Julian May bien que n'appartenant pas à une quelconque nouvelle génération d'écrivains anglo-saxons, est peu connue sous nos longitudes. À l'instar de ses consoeurs Anne Mc Caffrey et Marion Zimmer Bradley, elle produit des récits d'aventures relativement bien menés. En France, on a pu lire d'elle Les Trois amazones, une fantasy écrite en collaboration avec Zimmer Bradley et André Norton – tâcheronne de la même génération et encore moins connue qu'elle de ce côté de l'océan –, ainsi que les trois tomes disponibles chez J'ai Lu de La Saga des exilés (critiquée en ces pages dans un précédent Bifrost), dont les deux premiers avaient connu une précédente édition chez Temps Futurs en 1982.

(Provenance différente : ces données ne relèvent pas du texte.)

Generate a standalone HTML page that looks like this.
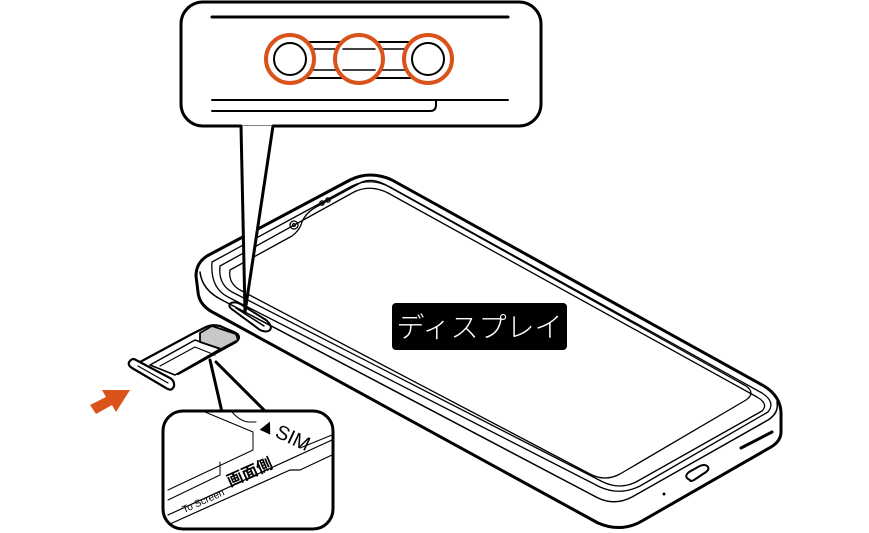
<!DOCTYPE html>
<html><head><meta charset="utf-8"><style>
html,body{margin:0;padding:0;background:#fff;}
svg{display:block;}
</style></head><body>
<svg width="869" height="533" viewBox="0 0 869 533" xmlns="http://www.w3.org/2000/svg">
<g fill="none" stroke="#000" stroke-linejoin="round" stroke-linecap="round">
<!-- phone outer silhouette -->
<path d="M207,256 L350,180 Q370,170 392,180 L764,386 Q782,397 781,416 L781,432 Q781,441 771,447 L642,521 Q621,533 598,523 L216,314 Q199,306 198,292 L196,276 Q196,263 207,256 Z" stroke-width="3"/>
<!-- top face edge -->
<path d="M200,272 Q202,290 222,300 L598,498 Q615,506 632,497 L768,420 Q779,413 777,402" stroke-width="1.5"/>
<!-- bezel double lines -->
<path d="M212,262 L352,186 Q370,177 390,187 L762,393 Q776,402 768,412 L640,486 Q620,496 600,487 L228,297 Q210,288 212,262 Z" stroke-width="1.3"/>
<path d="M220,266 L354,192 Q370,184 388,193 L757,397 Q769,404 762,411 L636,482 Q620,490 603,482 L232,292 Q218,284 220,266 Z" stroke-width="1.3"/>
<!-- screen -->
<path d="M230,270 L292,236 Q300,230 302,222 Q306,212 318,206 L362,182 M362,182 Q372,178 384,184 L746,386 Q756,393 746,400 L620,474 Q605,482 590,474 L240,290 Q228,283 230,270" stroke-width="1.3"/>
<circle cx="294" cy="225" r="4" stroke-width="1.3"/><circle cx="294" cy="225" r="1.5" stroke-width="1"/>
<circle cx="322" cy="203" r="2.2" stroke-width="1.2"/><circle cx="328" cy="200" r="2.2" stroke-width="1.2"/>
<!-- SIM slot -->
<path d="M233,310 Q227,306 231,303 Q236,301 242,305 L266,320 Q273,326 270,330 Q266,333 260,330 Z" stroke-width="2"/>
<path d="M236,308 L264,326" stroke-width="1.5"/>
<!-- bottom ports -->
<path d="M690,480 Q683,477 689,472 L698,467 Q705,463 708,467 Q710,470 703,474 L694,480 Q690,482 690,480 Z" stroke-width="2"/>
<path d="M741,448 L772,432" stroke-width="3"/>
<circle cx="664" cy="494" r="1.5" fill="#000" stroke="none"/>
<!-- top callout -->
<rect x="181" y="2" width="360" height="124" rx="22" stroke-width="3" fill="#fff"/>
<path d="M212,17 L508,17" stroke-width="3"/>
<path d="M212,100 L508,100 M212,111 L430,111 Q436,111 436,105 L436,100" stroke-width="2"/>
<path d="M290,42 L428,42 Q444,42 444,59 Q444,78 428,78 L290,78 Q272,78 272,59 Q272,42 290,42 Z" stroke-width="2"/>
<path d="M312,49 L406,49 M312,70 L406,70" stroke-width="1.5"/>
<g stroke="#d9531b" stroke-width="4"><circle cx="290" cy="59" r="24" fill="#fff"/><circle cx="359" cy="59" r="24" fill="#fff"/><circle cx="428" cy="59" r="24" fill="#fff"/></g>
<circle cx="290" cy="59" r="16" stroke-width="2"/><circle cx="428" cy="59" r="16" stroke-width="2"/>
<path d="M343,49 L375,49 M343,70 L375,70" stroke-width="1.5"/>
<path d="M241,126 L245,312 L273,126" stroke-width="3" fill="#fff"/>
<path d="M243,124 L271,124" stroke="#fff" stroke-width="3"/>
<!-- tray -->
<path d="M140,362 L192,334 L206,327 Q212,324 220,326 L236,333 Q242,337 236,342 L178,374" stroke-width="2.2"/>
<path d="M200,333 L212,326 L236,334 L238,340 L221,349 L200,342 Z" fill="#c8c8c8" stroke-width="1.8"/>
<path d="M150,365 L195,340 L220,349 L175,375 Z" stroke-width="1.5"/>
<path d="M160,366 L195,347 L215,355" stroke-width="1.2"/>
<path d="M131,360 Q126,364 132,368 L166,388 Q172,392 174,386 Q175,380 168,377 L136,360 Q133,358 131,360 Z" stroke-width="2.2"/>
<path d="M138,366 L168,383" stroke-width="1.2"/>
<!-- bottom callout -->
<path d="M210,360 L222,412 M216,362 L266,412" stroke-width="3"/>
<rect x="163" y="411" width="170" height="118" rx="20" stroke-width="3" fill="#fff"/>
<path d="M205,412 L253,432 L253,450 L168,490" stroke-width="1"/>
<path d="M232,412 Q240,421 248,422 L256,422" stroke-width="1"/>
<path d="M220,462 L220,475 L168,500" stroke-width="1"/>
<path d="M168,515 L332,440" stroke-width="1.2"/>
<path d="M170,524 L290,470 L300,470 L332,455" stroke-width="1.2"/>
<path d="M300,448 L332,435" stroke-width="1"/>
</g>
<path d="M90,405 L106,397 L102,390 L130,390 L116,412 L112,405 L96,414 Z" fill="#d9531b"/>
<g font-family="'Liberation Sans','Noto Sans CJK JP',sans-serif">
<text x="256" y="428" font-size="20" transform="rotate(25 256 428)">▲SIM</text>
<text x="230" y="487" font-size="16" font-weight="bold" transform="rotate(-24 230 487)">画面側</text>
<text x="184" y="513" font-size="10" transform="rotate(-24 184 513)">To Screen</text>
<rect x="392" y="303" width="175" height="47" rx="4" fill="#000"/>
<text x="479.5" y="337" font-size="28" fill="#fff" text-anchor="middle" font-family="'Noto Sans CJK JP',sans-serif" font-weight="300">ディスプレイ</text>
</g>
</svg>
</body></html>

Ici, c'est de space opera pur jus qu'il s'agit. De facture on ne saurait plus classique. Et le moins que l'on puisse dire c'est qu'on ne se prend pas le chou avec ce bouquin. Pour avoir une idée raisonnable de la mixture, prenez la trilogie des Conquérants de Timothy Zahn dans la même collection, ajoutez y du Pierre Barbet couleur David Maine à bonne dose, l'Anarchaos de Donald Westlake le polardeux (PdF, Denoël) et de l'ADN recombinant pour faire la mesure. L'Éperon de Persée devrait sortir du shaker si vous avez pris soin d'adjoindre une fragrance de Carl Hiaasen pour la note de tête. L'éditeur ne s'y est d'ailleurs pas trompé en rédigeant la quatrième de couverture comme s'il s'était agit là d'un polar floridien. Juste, au début, l'odeur de Carl Hiaasen… Pas le talent !

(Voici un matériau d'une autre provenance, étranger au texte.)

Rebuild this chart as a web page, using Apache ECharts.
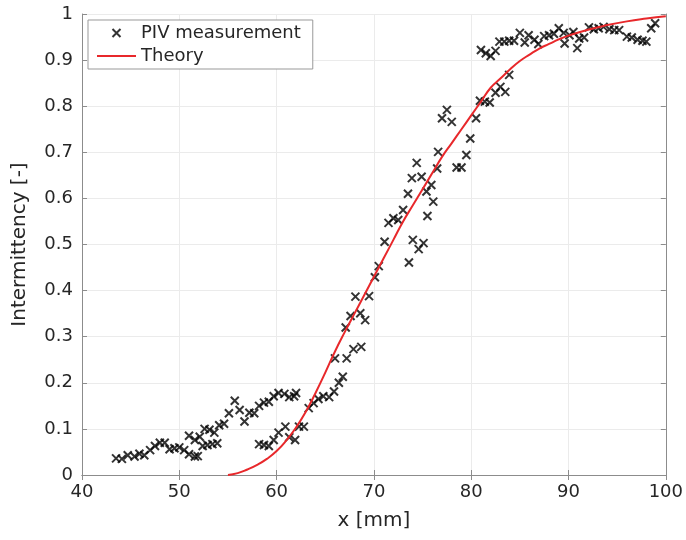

Il y a quand même un fils de ponte qui picole comme un trou, pilote un sous-marin jaune pour touristes et se retrouve à roussir à cheval sur une comète, un père avec un Stetson et un crapaud de mer qui bouffe une baraque. Celle de notre héros, d'ailleurs, qui a hérité à la traduction du nom aussi charmant qu'improbable de Helmut Glaçon (Icicie). Il est un flic financier déchu et le fils de Simon Glace (Frost) — autre coup de génie de la traductrice — , PdG de Rempart, petite firme multimondiale en butte aux manoeuvres de Gala-pharma en vue d'une OPA agressive aux fins des plus craignos.

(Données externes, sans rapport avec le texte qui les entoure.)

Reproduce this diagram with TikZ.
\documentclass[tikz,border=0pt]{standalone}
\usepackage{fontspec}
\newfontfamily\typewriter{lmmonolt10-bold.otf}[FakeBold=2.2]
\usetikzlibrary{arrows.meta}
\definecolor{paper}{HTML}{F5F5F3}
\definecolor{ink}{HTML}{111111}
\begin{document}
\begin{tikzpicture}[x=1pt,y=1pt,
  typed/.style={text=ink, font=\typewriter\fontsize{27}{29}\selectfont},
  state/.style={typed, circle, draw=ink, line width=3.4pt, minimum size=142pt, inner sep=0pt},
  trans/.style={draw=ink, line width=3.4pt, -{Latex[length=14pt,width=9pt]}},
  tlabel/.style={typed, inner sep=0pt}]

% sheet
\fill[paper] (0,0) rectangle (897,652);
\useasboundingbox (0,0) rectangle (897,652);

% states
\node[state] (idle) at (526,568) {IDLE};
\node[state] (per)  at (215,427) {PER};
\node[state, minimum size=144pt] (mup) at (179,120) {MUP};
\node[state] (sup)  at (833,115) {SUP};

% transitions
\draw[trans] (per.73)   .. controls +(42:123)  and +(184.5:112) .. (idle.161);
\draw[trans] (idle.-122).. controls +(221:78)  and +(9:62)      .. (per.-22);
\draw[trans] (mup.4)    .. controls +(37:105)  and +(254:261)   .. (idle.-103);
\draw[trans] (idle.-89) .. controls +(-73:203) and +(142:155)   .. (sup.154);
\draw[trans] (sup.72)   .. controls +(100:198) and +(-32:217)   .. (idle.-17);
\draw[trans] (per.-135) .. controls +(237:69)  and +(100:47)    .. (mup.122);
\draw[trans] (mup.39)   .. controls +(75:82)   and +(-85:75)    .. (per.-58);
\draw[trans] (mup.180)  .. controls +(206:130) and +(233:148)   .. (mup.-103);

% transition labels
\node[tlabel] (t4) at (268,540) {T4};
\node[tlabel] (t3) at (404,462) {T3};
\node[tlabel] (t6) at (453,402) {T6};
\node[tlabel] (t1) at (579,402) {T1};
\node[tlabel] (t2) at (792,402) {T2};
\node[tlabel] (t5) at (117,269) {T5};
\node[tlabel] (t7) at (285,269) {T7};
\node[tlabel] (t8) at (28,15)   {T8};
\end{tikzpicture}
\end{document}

En 2229, le monde ressemble à celui de 1999 comme deux gouttes d'eau bien qu'il y ait des astronefs… Le pouvoir politique central est de plus en plus battu en brèche par celui des firmes géantes qui considèrent la diplomatie comme étant de leur ressort, et qu'entre leurs mains elle ne favorisera que mieux les affaires et maximisera les bénéfices. Vous pouvez même louer une Jaguar (groupe Ford aujourd'hui), car la marque existe toujours… même si le charme british a cédé au kitsch psychédélique des Cadillac californiennes.
De telles réminiscences donnent à penser que la trame de ce roman a hésité jusqu'au dernier moment entre devenir un polar contemporain ou un space opera. On a l'impression d'une adaptation à la va-vite sans qu'il y ait cependant lieu de s'en plaindre. C'est un roman d'aventures spatiales, vif et alerte, comme il y en a treize à la douzaine mais meilleur que beaucoup… Du divertissement kilométrique comme il en faut, plutôt bon dans sa catégorie. On conseillera cependant d'attendre la réédition en poche ; malgré le confort de lecture dû au grand format, 139 FF c'est trop cher pour du tout-venant. Un bon moment et puis basta. C'est plaisant, certes, mais on en a pas vraiment pour son argent. Rapport qualité/prix insuffisant.